THE TASK: Every line below that contains "Clone" is to be copied.

DATA SHOWN:
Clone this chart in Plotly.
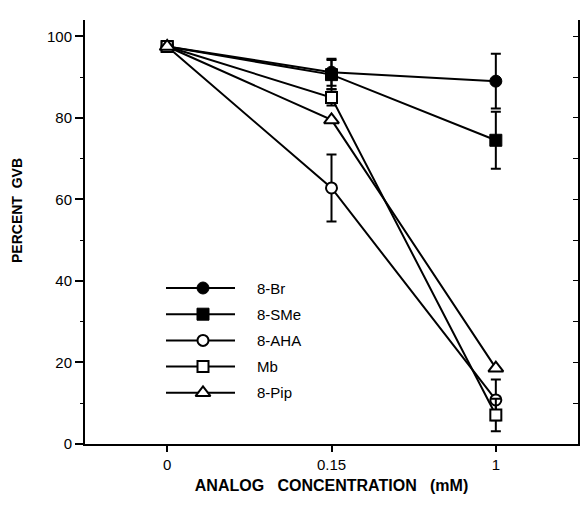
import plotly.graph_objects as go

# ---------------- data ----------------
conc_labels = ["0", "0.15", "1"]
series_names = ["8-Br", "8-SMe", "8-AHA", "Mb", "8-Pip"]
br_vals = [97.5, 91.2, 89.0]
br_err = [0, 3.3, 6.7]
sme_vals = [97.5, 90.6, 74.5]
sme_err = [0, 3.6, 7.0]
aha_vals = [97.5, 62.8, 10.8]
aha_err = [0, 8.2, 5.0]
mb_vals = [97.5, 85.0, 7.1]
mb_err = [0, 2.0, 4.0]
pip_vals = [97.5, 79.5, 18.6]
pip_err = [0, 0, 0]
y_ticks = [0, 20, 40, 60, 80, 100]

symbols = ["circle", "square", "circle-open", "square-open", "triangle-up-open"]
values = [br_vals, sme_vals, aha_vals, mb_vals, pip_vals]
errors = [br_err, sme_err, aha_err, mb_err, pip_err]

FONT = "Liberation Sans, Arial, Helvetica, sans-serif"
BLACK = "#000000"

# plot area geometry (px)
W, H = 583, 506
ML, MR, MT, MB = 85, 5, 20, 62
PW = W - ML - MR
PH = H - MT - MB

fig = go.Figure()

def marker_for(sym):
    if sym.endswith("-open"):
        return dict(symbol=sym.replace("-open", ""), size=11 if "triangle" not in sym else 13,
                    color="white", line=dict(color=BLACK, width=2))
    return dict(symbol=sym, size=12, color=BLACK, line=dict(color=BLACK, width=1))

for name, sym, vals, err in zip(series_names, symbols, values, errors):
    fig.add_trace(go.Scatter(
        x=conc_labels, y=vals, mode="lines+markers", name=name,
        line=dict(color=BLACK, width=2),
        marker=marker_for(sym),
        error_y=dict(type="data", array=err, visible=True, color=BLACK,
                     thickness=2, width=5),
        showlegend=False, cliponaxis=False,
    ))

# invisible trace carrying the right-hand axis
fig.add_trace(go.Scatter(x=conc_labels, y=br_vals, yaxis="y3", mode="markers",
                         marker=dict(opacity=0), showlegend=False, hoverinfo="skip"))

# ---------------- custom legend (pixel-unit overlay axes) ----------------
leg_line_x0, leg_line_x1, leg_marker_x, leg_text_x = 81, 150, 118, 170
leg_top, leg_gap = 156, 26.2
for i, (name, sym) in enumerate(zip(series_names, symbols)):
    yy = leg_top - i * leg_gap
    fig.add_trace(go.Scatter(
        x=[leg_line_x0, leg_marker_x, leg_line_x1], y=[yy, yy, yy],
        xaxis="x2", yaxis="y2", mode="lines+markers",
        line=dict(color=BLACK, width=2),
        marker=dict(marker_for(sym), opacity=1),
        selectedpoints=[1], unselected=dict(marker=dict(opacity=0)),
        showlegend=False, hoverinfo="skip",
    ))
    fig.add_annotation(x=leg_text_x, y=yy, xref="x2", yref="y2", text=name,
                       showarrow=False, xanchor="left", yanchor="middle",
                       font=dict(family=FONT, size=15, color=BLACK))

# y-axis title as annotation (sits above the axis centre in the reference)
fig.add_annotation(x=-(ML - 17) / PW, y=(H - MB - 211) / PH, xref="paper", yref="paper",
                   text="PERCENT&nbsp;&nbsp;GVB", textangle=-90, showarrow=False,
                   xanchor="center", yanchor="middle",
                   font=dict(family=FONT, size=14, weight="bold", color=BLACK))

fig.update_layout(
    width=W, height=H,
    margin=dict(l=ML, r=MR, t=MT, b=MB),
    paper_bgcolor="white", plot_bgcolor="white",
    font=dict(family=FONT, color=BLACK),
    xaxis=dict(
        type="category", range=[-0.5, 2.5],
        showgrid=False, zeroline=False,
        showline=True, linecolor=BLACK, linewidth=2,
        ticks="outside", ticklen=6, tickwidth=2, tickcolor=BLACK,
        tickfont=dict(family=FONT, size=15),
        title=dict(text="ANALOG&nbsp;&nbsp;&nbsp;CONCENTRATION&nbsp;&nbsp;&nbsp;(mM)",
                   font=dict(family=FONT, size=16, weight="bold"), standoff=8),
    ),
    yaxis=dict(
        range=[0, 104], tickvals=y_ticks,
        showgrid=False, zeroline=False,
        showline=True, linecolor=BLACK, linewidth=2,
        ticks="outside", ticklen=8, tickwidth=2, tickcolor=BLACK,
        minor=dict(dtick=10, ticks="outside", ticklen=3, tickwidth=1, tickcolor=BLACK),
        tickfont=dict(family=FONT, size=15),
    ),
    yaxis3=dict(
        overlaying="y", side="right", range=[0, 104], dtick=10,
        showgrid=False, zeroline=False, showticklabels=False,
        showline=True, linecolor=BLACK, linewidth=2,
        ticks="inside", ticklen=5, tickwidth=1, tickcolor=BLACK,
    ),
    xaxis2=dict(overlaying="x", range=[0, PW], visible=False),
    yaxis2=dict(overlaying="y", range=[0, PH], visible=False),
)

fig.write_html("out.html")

--

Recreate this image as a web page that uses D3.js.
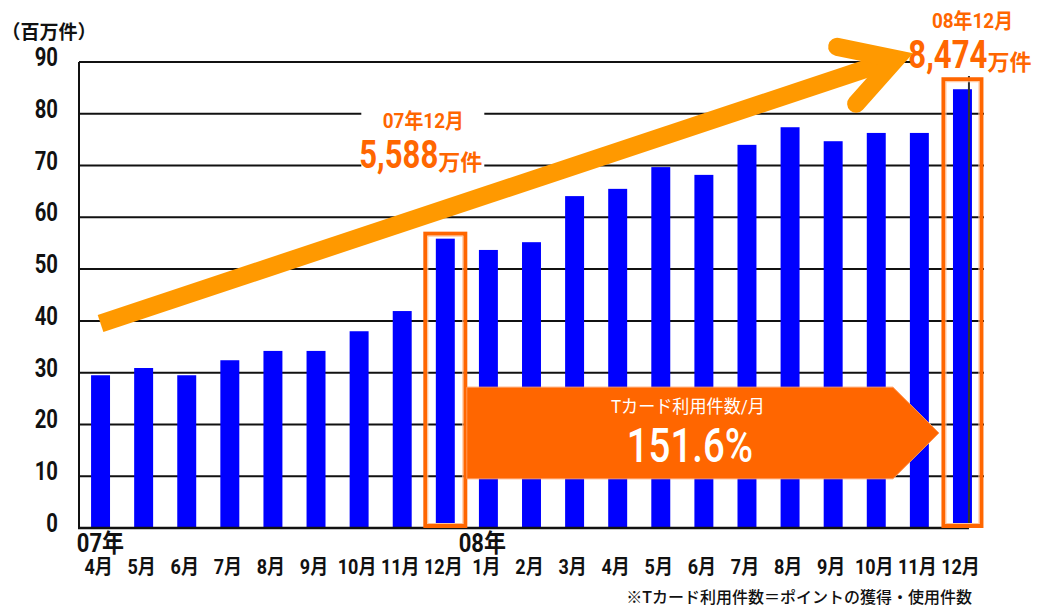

==

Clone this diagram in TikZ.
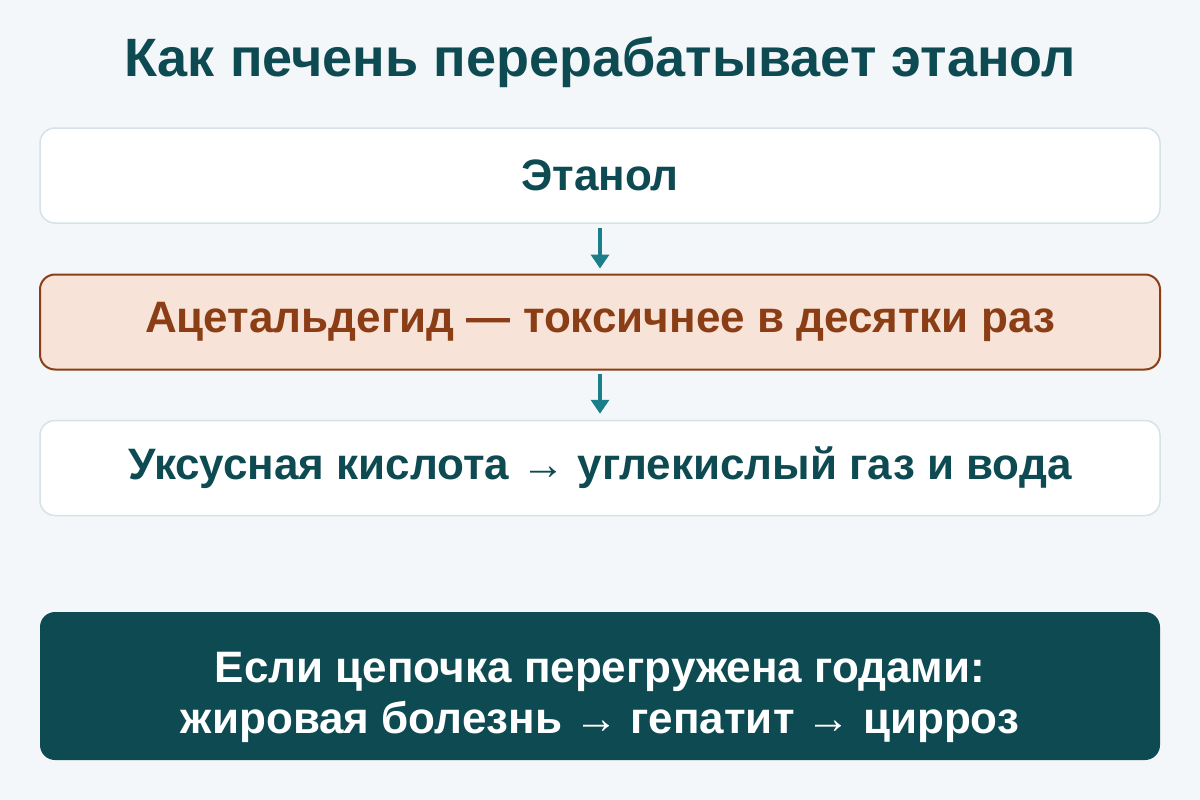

THE RESULT:
Clone this chart in Plotly.
Clone this diagram in TikZ.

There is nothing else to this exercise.